All puzzles must take under 20 seconds each on the test machine to count as successful – if it takes longer, it will timeout. Note that this is a maximum, not a goal. Higher grades require better performance on harder puzzles. As a very rough benchmark, you should be aiming for an average of under a second per puzzle. Hardware varies, but all tests will take place on the same modern desktop machine. Our ‘standard constraint satisfaction’ implementation takes about 0.001 seconds per puzzle for the very easy category, but struggles to solve some of the hard puzzles within the time limit.

***The hard sudokus are labelled as hard for a reason.*** We expect most submissions will not be able to solve them in a reasonable length of time. Use the stop button (■) on the toolbar if you need to terminate your code because it is taking too long.

The best way to improve the performance of your code is through a detailed understanding and smart choice of AI algorithms and data structures. This assignment is ***not*** meant to test your ability to write multi-threaded code or any other kind of high-performance code optimisations. 

#### Test Cell
The following code will run your solution over the provided sudoku puzzles. To enable it, set the constant `SKIP_TESTS` to `False`. If you fail any tests of one difficulty, the code will stop, but you can modify this behaviour if you like.

**IMPORTANT**: you must set `SKIP_TESTS` back to `True` before submitting this file!

In [3]:
SKIP_TESTS = True

def tests():
    import time
    difficulties = ['very_easy', 'easy', 'medium', 'hard']

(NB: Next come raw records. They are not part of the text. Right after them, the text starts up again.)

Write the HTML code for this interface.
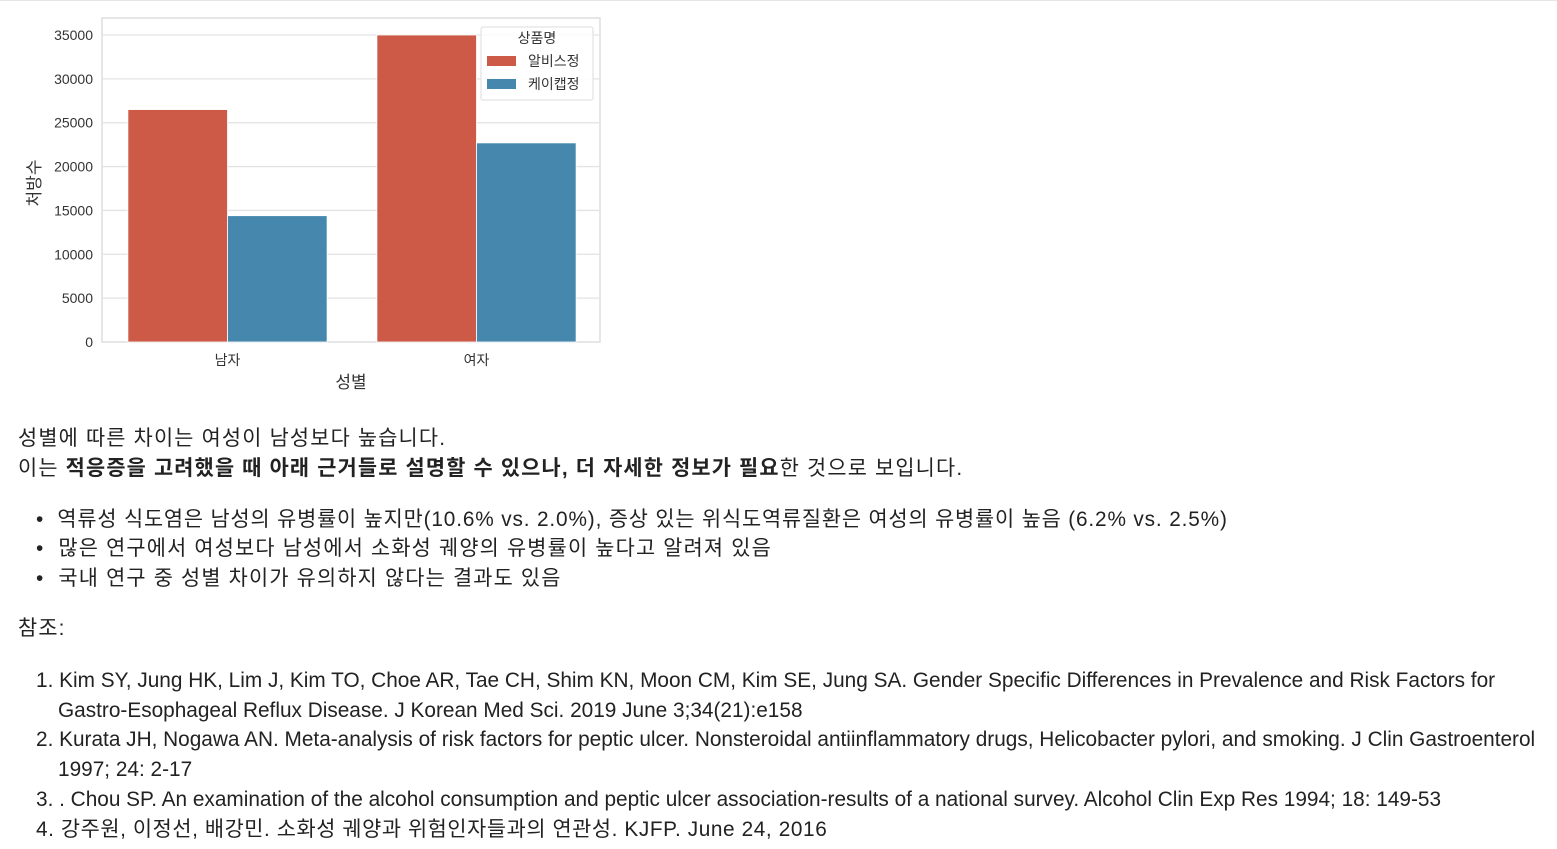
<!DOCTYPE html>
<html><head><meta charset="utf-8">
<style>
body{margin:0;width:1557px;height:849px;background:#fff;overflow:hidden;font-family:"Liberation Sans","Noto Sans CJK KR",sans-serif;color:#222;}
#topline{position:absolute;left:0;top:0;width:1557px;height:1px;background:#e6e6e6}
#chart{position:absolute;left:0;top:0}
.t{position:absolute;left:18px;font-size:20.8px;line-height:30px;white-space:nowrap}
.k{letter-spacing:1.2px}
</style></head><body>
<div id="topline"></div>
<svg id="chart" width="620" height="400"></svg>
<div class="t k" style="top:424px">성별에 따른 차이는 여성이 남성보다 높습니다.</div>
<div class="t k" style="top:454px">이는 <b>적응증을 고려했을 때 아래 근거들로 설명할 수 있으나, 더 자세한 정보가 필요</b>한 것으로 보입니다.</div>
<div class="t" style="top:505px;left:36px">
<div style="letter-spacing:0.85px">•&nbsp;&nbsp;역류성 식도염은 남성의 유병률이 높지만(10.6% vs. 2.0%), 증상 있는 위식도역류질환은 여성의 유병률이 높음 (6.2% vs. 2.5%)</div>
<div class="k" style="margin-top:-1px">•&nbsp;&nbsp;많은 연구에서 여성보다 남성에서 소화성 궤양의 유병률이 높다고 알려져 있음</div>
<div class="k">•&nbsp;&nbsp;국내 연구 중 성별 차이가 유의하지 않다는 결과도 있음</div>
</div>
<div class="t k" style="top:614px">참조:</div>
<div class="t" style="top:666px;left:36px;line-height:29.7px">
<div>1. Kim SY, Jung HK, Lim J, Kim TO, Choe AR, Tae CH, Shim KN, Moon CM, Kim SE, Jung SA. Gender Specific Differences in Prevalence and Risk Factors for</div>
<div style="padding-left:22px">Gastro-Esophageal Reflux Disease. J Korean Med Sci. 2019 June 3;34(21):e158</div>
<div>2. Kurata JH, Nogawa AN. Meta-analysis of risk factors for peptic ulcer. Nonsteroidal antiinflammatory drugs, Helicobacter pylori, and smoking. J Clin Gastroenterol</div>
<div style="padding-left:22px">1997; 24: 2-17</div>
<div>3. . Chou SP. An examination of the alcohol consumption and peptic ulcer association-results of a national survey. Alcohol Clin Exp Res 1994; 18: 149-53</div>
<div style="letter-spacing:0.6px">4. 강주원, 이정선, 배강민. 소화성 궤양과 위험인자들과의 연관성. KJFP. June 24, 2016</div>
</div>
<script>
const categories=["남자","여자"];
const seriesNames=["알비스정","케이캡정"];
const albis=[26500,35000];
const kcap=[14400,22700];
const yTicks=[0,5000,10000,15000,20000,25000,30000,35000];
const colors=["#cd5a47","#4587ad"];
const NS="http://www.w3.org/2000/svg";
const svg=document.getElementById('chart');
const L=102,R=600,T=18,B=342,yMax=35000;
const y=v=>B-(v/yMax)*(B-35);
const band=(R-L)/categories.length;
const xc=i=>L+band*(i+0.5);
function mk(tag,attrs){const e=document.createElementNS(NS,tag);for(const k in attrs)e.setAttribute(k,attrs[k]);svg.appendChild(e);return e;}
let bg=mk('rect',{x:L,y:T,width:R-L,height:B-T,fill:'#fff',stroke:'#ddd','stroke-width':1.5});


yTicks.forEach(v=>{
 const g=mk('line',{x1:L,x2:R,y1:y(v),y2:y(v),stroke:'#e3e3e3','stroke-width':1.3});
 
 
 const t=mk('text',{x:L-9,y:y(v)+5,'text-anchor':'end','font-size':14,fill:'#333','font-family':'Liberation Sans, sans-serif'});
 t.textContent=v;
 
 
});
const bw=band*0.4;
[albis,kcap].forEach((s,si)=>{
 s.forEach((v,i)=>{
  const x0=xc(i)-bw+si*bw+1;
  const r=mk('rect',{x:x0,y:y(v),width:bw,height:B-y(v),fill:colors[si],stroke:'#fff','stroke-width':0.8});
  
  
 });
});
categories.forEach((c,i)=>{
 const t=mk('text',{x:xc(i)+1,y:365,'text-anchor':'middle','font-size':14,fill:'#333','font-family':'Noto Sans CJK KR, sans-serif'});
 t.textContent=c;
 
 
});
let xt=mk('text',{x:351,y:388,'text-anchor':'middle','font-size':17,fill:'#333','font-family':'Noto Sans CJK KR, sans-serif'});
xt.textContent='성별';


let yt=mk('text',{x:0,y:0,'text-anchor':'middle','font-size':17,fill:'#333','font-family':'Noto Sans CJK KR, sans-serif',transform:'translate(40,183) rotate(-90)'});
yt.textContent='처방수';


let lg=mk('rect',{x:481,y:27,width:112,height:73,fill:'#fff','fill-opacity':0.85,stroke:'#ddd',rx:2});


let lt=mk('text',{x:537,y:43,'text-anchor':'middle','font-size':14,fill:'#333','font-family':'Noto Sans CJK KR, sans-serif'});
lt.textContent='상품명';


seriesNames.forEach((n,i)=>{
 const sw=mk('rect',{x:487,y:56+i*23,width:29,height:10,fill:colors[i]});
 
 
 const t=mk('text',{x:528,y:66+i*23,'font-size':14,fill:'#333','font-family':'Noto Sans CJK KR, sans-serif'});
 t.textContent=n;
 
 
});
</script>
</body></html>
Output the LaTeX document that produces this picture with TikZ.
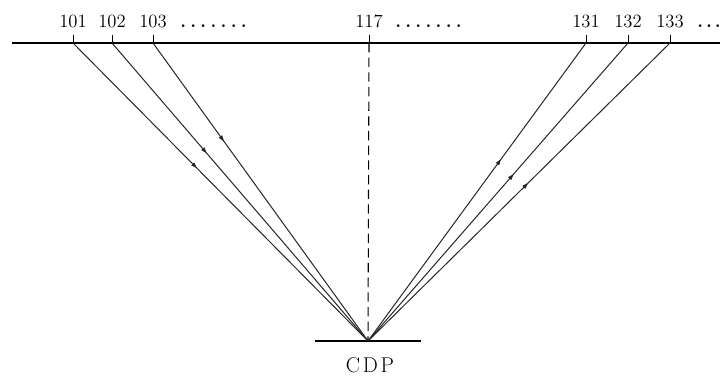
\documentclass[tikz,border=0pt]{standalone}
\usetikzlibrary{decorations.markings,arrows.meta}
\newcommand{\spdots}[2]{\foreach \i in {1,...,#1}{.\hspace{#2}}}
\begin{document}
\begin{tikzpicture}[x=0.75pt,y=-0.75pt,
  lbl/.style={font=\fontsize{14}{16}\selectfont, inner sep=0pt, anchor=base},
  dotl/.style={font=\fontsize{14}{16}\selectfont\bfseries, inner sep=0pt, anchor=base west},
  ray/.style={line width=0.75pt, black!85},
  tickline/.style={line width=0.7pt},
  mk/.style={postaction={decorate,decoration={markings,
     mark=at position #1 with {\arrow{Triangle[length=4.5pt,width=3pt]}}}}}
]
\useasboundingbox (0,0) rectangle (720,381);
% surface
\draw[line width=1.1pt] (12,43) -- (720,43);
% station coordinates
\foreach \n/\x in {101/73,102/112,103/153,117/369,131/586,132/628,133/670}{
  \coordinate (t\n) at (\x,35);
  \coordinate (r\n) at (\x,43);
  \node[lbl] (l\n) at (\x,28) {\n};
  \draw[tickline] (t\n) -- (r\n);
}
% dots
\node[dotl] (d1) at (180,28) {\spdots{7}{3.2pt}};
\node[dotl] (d2) at (395,28) {\spdots{7}{3.2pt}};
\node[dotl] (d3) at (697,28) {.\hspace{2.2pt}.\hspace{2.2pt}.};
% CDP
\coordinate (cdp) at (368,341);
\coordinate (bl) at (315,341);
\coordinate (br) at (421,341);
\draw[line width=0.9pt] (bl) -- (br);
\node[font=\fontsize{16}{18}\selectfont, inner sep=0pt, anchor=base] (cdpl) at (370,372) {C\hspace{2pt}D\hspace{2pt}P};
% dashed normal
\draw[line width=0.8pt, dash pattern=on 7pt off 4pt] (r117) -- (cdp);
% rays
\draw[ray, mk=0.42] (r101) -- (cdp);
\draw[ray, mk=0.37] (r102) -- (cdp);
\draw[ray, mk=0.33] (r103) -- (cdp);
\draw[ray, mk=0.61] (cdp) -- (r131);
\draw[ray, mk=0.56] (cdp) -- (r132);
\draw[ray, mk=0.53] (cdp) -- (r133);
\end{tikzpicture}
\end{document}
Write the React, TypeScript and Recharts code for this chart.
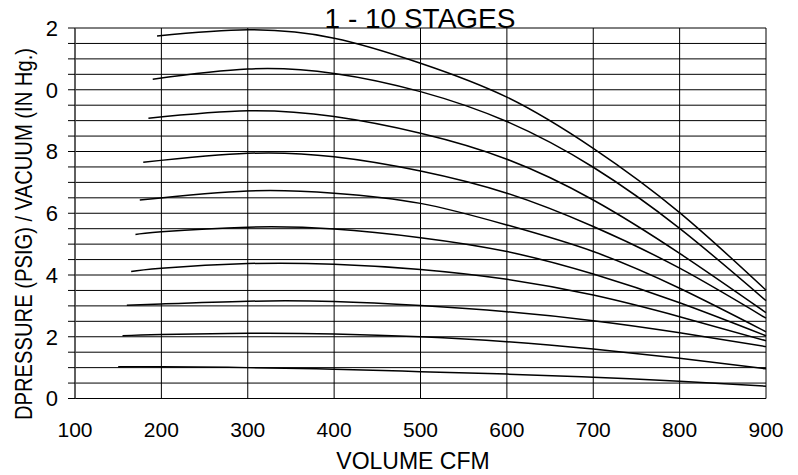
import { LineChart, Line, XAxis, YAxis, CartesianGrid } from "recharts";

// volumes (CFM) where every curve is read, after its own start point
const startVolumes = [150, 155, 160, 165, 170, 175, 179, 185, 190, 195];
const volumes = [200, 300, 400, 500, 600, 700, 800, 900];

// pressure per stage: first value at the start volume, then one per volumes[]
const stage1 = [1.03, 1.03, 1.0, 0.95, 0.87, 0.79, 0.69, 0.56, 0.4];
const stage2 = [2.03, 2.07, 2.11, 2.09, 2.0, 1.84, 1.6, 1.3, 0.96];
const stage3 = [3.02, 3.06, 3.15, 3.14, 3.01, 2.81, 2.52, 2.13, 1.68];
const stage4 = [4.11, 4.22, 4.37, 4.35, 4.18, 3.86, 3.35, 2.65, 1.87];
const stage5 = [5.31, 5.4, 5.55, 5.49, 5.21, 4.76, 4.03, 3.1, 2.03];
const stage6 = [6.43, 6.51, 6.72, 6.65, 6.32, 5.62, 4.76, 3.57, 2.16];
const stage7 = [7.65, 7.75, 7.94, 7.83, 7.37, 6.65, 5.57, 4.22, 2.6];
const stage8 = [9.08, 9.13, 9.32, 9.13, 8.59, 7.75, 6.43, 4.7, 2.78];
const stage9 = [10.34, 10.42, 10.67, 10.53, 9.94, 8.97, 7.49, 5.51, 3.17];
const stage10 = [11.74, 11.78, 11.94, 11.67, 10.86, 9.76, 8.1, 6.02, 3.51];

const stages = [stage1, stage2, stage3, stage4, stage5, stage6, stage7, stage8, stage9, stage10];

const xTicks = [100, 200, 300, 400, 500, 600, 700, 800, 900];
const yTicks = [0, 0.5, 1, 1.5, 2, 2.5, 3, 3.5, 4, 4.5, 5, 5.5, 6, 6.5, 7, 7.5, 8, 8.5, 9, 9.5, 10, 10.5, 11, 11.5, 12];

const FONT = '"Liberation Sans", Arial, sans-serif';

function curveData(values: number[], start: number) {
    const pts = [{ x: start, y: values[0] }];
    volumes.forEach((v, i) => {
        // skip a read point sitting too close to the start (keeps the spline even)
        if (v - start >= 30) pts.push({ x: v, y: values[i + 1] });
    });
    return pts;
}

export default function App() {
    return (
        <div style={{ width: 782, height: 467, fontFamily: FONT }}>
            <LineChart width={782} height={467} margin={{ top: 20, right: 24, bottom: 0, left: 0 }}>
                <CartesianGrid stroke="#000" strokeWidth={1} />
                <XAxis
                    type="number"
                    dataKey="x"
                    domain={[100, 900]}
                    ticks={xTicks}
                    height={76.5}
                    tickSize={0}
                    tickMargin={23.5}
                    axisLine={{ stroke: "#000" }}
                    tick={{ fill: "#000", fontSize: 21, fontFamily: FONT }}
                    allowDuplicatedCategory={false}
                />
                <YAxis
                    type="number"
                    domain={[0, 12]}
                    ticks={yTicks}
                    width={67}
                    tickSize={7}
                    tickMargin={10}
                    interval={0}
                    axisLine={{ stroke: "#555", strokeWidth: 1.5 }}
                    tickLine={{ stroke: "#000" }}
                    tick={{ fill: "#000", fontSize: 22, fontFamily: FONT }}
                    tickFormatter={(v: number) => (v % 2 === 0 ? String(v % 10) : "")}
                />
                {stages.map((s, i) => (
                    <Line
                        key={i}
                        data={curveData(s, startVolumes[i])}
                        dataKey="y"
                        type="natural"
                        stroke="#000"
                        strokeWidth={1.5}
                        dot={false}
                        activeDot={false}
                        isAnimationActive={false}
                    />
                ))}
                <text x={412} y={20} textAnchor="middle" fontSize={28} fontFamily={FONT} fill="#000">
                    1 - 10 STAGES
                </text>
                <text x={405} y={461} textAnchor="middle" fontSize={23} fontFamily={FONT} fill="#000">
                    VOLUME CFM
                </text>
                <text
                    x={15}
                    y={226}
                    transform="rotate(-90 15 226)"
                    textAnchor="middle"
                    dominantBaseline="central"
                    fontSize={24}
                    fontFamily={FONT}
                    fill="#000"
                    textLength={372}
                    lengthAdjust="spacingAndGlyphs"
                >
                    DPRESSURE (PSIG) / VACUUM (IN Hg.)
                </text>
            </LineChart>
        </div>
    );
}
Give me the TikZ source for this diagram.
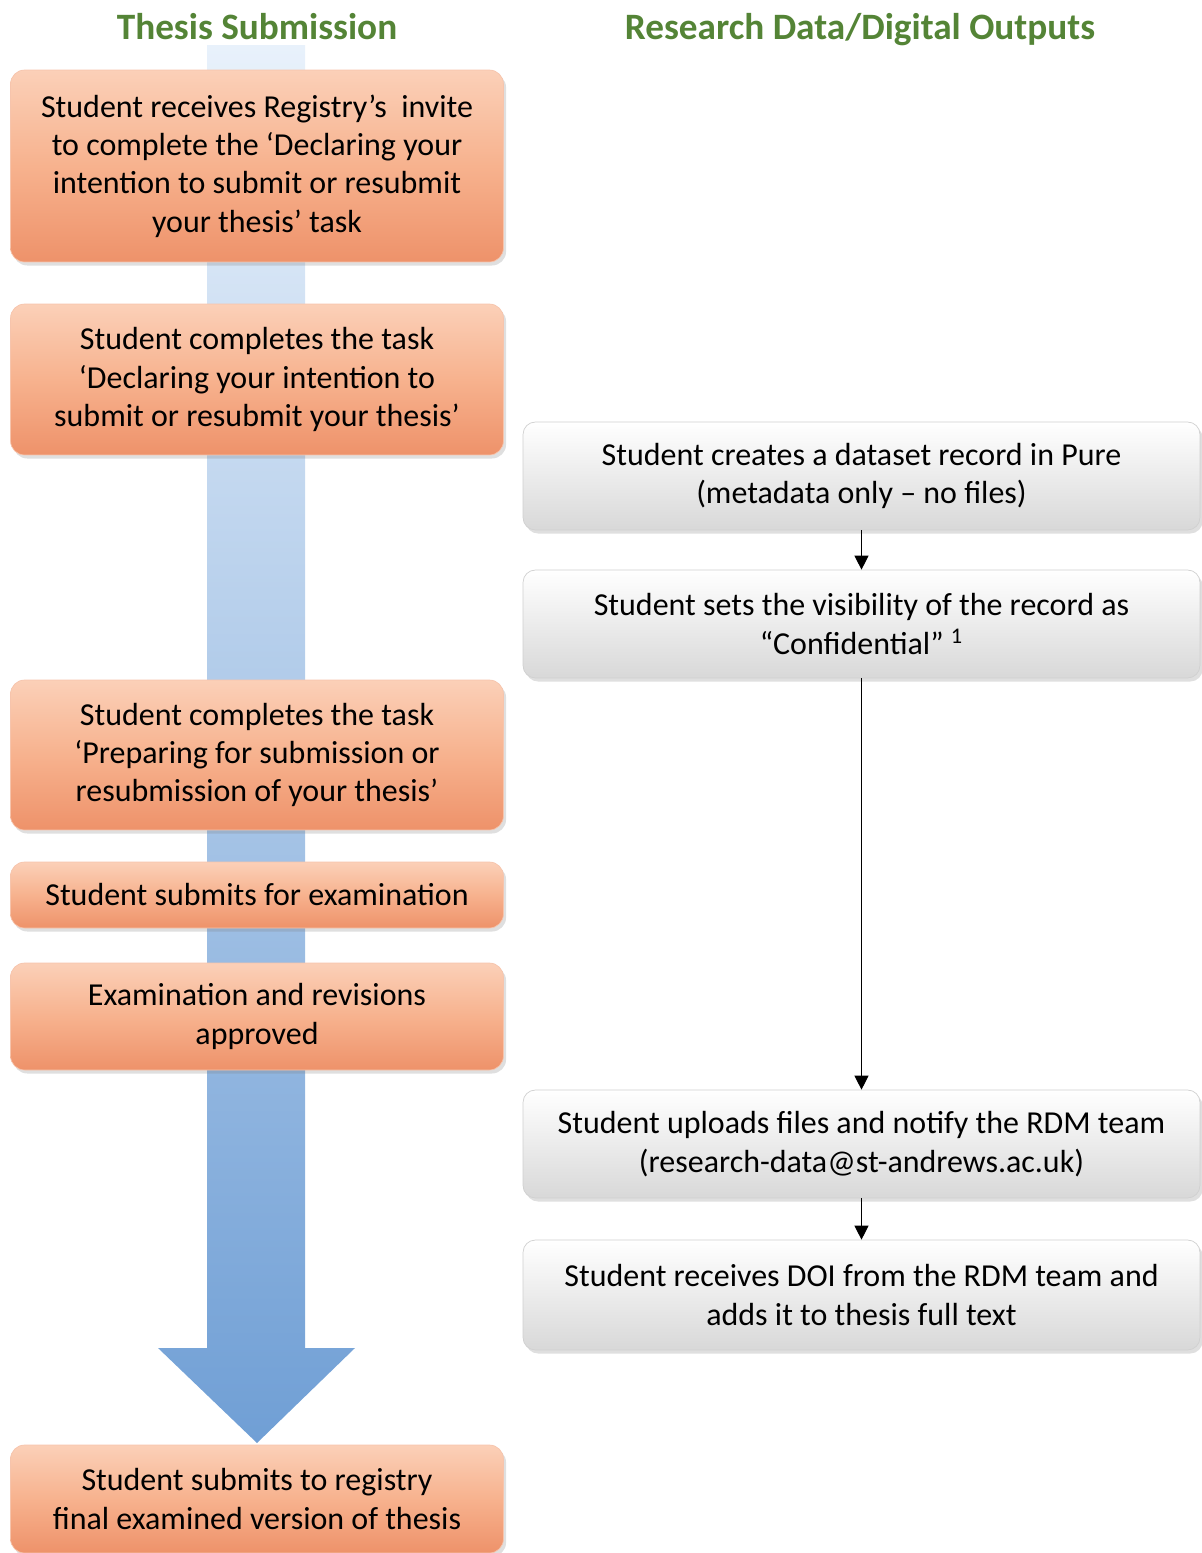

    for difficulty in difficulties:
        print(f"Testing {difficulty} sudokus")
        
        sudokus = np.load(f"data/{difficulty}_puzzle.npy")
        solutions = np.load(f"data/{difficulty}_solution.npy")
        
        count = 0
        for i in range(len(sudokus)):
            sudoku = sudokus[i].copy()
            print(f"This is {difficulty} sudoku number", i)
            print(sudoku)
            
            start_time = time.process_time()
            your_solution = sudoku_solver(sudoku)
            end_time = time.process_time()
            
            print(f"This is your solution for {difficulty} sudoku number", i)
            print(your_solution)
            
            print("Is your solution correct?")
            if np.array_equal(your_solution, solutions[i]):
                print("Yes! Correct solution.")
                count += 1
            else:
                print("No, the correct solution is:")
                print(solutions[i])
            
            print("This sudoku took", end_time-start_time, "seconds to solve.\n")

        print(f"{count}/{len(sudokus)} {difficulty} sudokus correct")
        if count < len(sudokus):
            break
            
if not SKIP_TESTS:
    tests()

## Submission Test
The following cell tests if your notebook is ready for submission. **You must not skip this step!**

Restart the kernel and run the entire notebook (Kernel → Restart & Run All). Now look at the output of the cell below. 

*If there is no output, then your submission is not ready.* Either your code is still running (did you forget to skip tests?) or it caused an error.

As previously mentioned, failing to follow these instructions can result in a grade of zero.

In [4]:
def submission_tests():
    import sys
    import pathlib

    fail = False;

    if not SKIP_TESTS:
        fail = True;
        print("You must set the SKIP_TESTS constant to True in the cell above.")

    p1 = pathlib.Path('./readme.txt')
    p2 = pathlib.Path('./readme.md')
    if not (p1.is_file() or p2.is_file()):
        fail = True;
        print("You must include a separate file called readme.txt or readme.md in your submission.")

    p3 = pathlib.Path('./sudoku.ipynb')
    if not p3.is_file():
        fail = True
        print("This notebook file must be named sudoku.ipynb")

    if "sudoku_solver" not in globals():
        fail = True;
        print("You must include a function called sudoku_solver which accepts a numpy array.")
    else: 
        sudoku = np.load("data/very_easy_puzzle.npy")[0]
        solution = np.load("data/very_easy_solution.npy")[0]

        if not np.array_equal(sudoku_solver(sudoku), solution):
            print("Warning:")
            print("Your sudoku_solver function does not correctly solve the first sudoku.")
            print()
            print("Your assignment is unlikely to get any marks from the autograder. While we will")
            print("try to check it manually to assign some partial credit, we encourage you to ask")
            print("for help on the forum or directly to a tutor.")
            print()
            print("Please use the readme file to explain your code anyway.")

    if fail:
        print()
        sys.stderr.write("Your submission is not ready! Please read and follow the instructions above.")
    else:
        print("All checks passed. When you are ready to submit, upload the notebook and readme file to the")
        print("assignment page, without changing any filenames.")
        print()
        print("If you need to submit multiple files, you can archive them in a .zip file. (No other format.)")
        
submission_tests()

All checks passed. When you are ready to submit, upload the notebook and readme file to the
assignment page, without changing any filenames.

If you need to submit multiple files, you can archive them in a .zip file. (No other format.)


In [5]:
# This is a TEST CELL. Do not delete or change.